__Short task__:
Look for the string "matplotlib" in every line, and copy each line that has it.
——————
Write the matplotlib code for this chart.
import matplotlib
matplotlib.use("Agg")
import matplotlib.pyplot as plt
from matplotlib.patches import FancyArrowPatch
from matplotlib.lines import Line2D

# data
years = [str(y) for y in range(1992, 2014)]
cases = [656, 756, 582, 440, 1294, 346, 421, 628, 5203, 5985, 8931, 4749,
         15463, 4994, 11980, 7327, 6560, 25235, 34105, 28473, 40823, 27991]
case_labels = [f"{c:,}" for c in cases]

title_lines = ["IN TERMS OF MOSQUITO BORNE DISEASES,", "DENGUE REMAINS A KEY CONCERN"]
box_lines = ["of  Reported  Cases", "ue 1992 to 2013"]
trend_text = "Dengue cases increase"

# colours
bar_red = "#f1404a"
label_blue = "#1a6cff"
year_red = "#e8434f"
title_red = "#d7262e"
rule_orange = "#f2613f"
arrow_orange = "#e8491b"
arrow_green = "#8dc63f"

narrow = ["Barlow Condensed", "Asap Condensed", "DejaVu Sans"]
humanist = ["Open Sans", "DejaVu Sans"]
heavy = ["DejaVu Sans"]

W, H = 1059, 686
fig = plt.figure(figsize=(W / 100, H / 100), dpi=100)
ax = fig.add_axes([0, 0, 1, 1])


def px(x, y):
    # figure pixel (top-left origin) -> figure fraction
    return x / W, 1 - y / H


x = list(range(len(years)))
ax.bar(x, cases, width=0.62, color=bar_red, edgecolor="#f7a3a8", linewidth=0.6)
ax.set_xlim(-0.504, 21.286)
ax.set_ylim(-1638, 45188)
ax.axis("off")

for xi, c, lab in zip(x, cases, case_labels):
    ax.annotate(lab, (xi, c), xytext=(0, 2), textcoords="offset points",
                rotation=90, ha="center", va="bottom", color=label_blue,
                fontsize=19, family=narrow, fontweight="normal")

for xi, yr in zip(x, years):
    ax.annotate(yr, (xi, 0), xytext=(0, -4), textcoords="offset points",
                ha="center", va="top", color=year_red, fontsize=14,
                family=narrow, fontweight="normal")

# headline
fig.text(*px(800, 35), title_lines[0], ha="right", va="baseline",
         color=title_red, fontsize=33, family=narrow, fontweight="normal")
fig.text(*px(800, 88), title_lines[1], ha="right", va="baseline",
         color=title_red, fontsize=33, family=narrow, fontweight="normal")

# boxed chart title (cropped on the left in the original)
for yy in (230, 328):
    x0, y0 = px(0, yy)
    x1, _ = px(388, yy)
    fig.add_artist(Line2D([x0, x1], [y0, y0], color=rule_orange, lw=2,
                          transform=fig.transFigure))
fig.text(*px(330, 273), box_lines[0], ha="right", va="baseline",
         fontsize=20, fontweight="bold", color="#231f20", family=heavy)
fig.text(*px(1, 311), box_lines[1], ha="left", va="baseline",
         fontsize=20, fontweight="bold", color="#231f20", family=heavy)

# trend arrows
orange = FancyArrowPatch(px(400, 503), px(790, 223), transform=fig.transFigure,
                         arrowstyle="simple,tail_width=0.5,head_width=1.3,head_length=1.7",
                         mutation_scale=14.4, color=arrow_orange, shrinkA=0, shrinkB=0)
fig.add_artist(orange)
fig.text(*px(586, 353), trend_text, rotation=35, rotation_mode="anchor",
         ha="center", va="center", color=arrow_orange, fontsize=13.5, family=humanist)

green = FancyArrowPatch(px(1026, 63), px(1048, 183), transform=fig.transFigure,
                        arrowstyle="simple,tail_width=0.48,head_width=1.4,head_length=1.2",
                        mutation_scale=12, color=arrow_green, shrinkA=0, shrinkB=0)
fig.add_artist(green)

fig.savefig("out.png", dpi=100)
——————
__Answer__:
Write the matplotlib code for this chart.
import matplotlib
matplotlib.use("Agg")
import matplotlib.pyplot as plt
from matplotlib.patches import FancyArrowPatch
from matplotlib.lines import Line2D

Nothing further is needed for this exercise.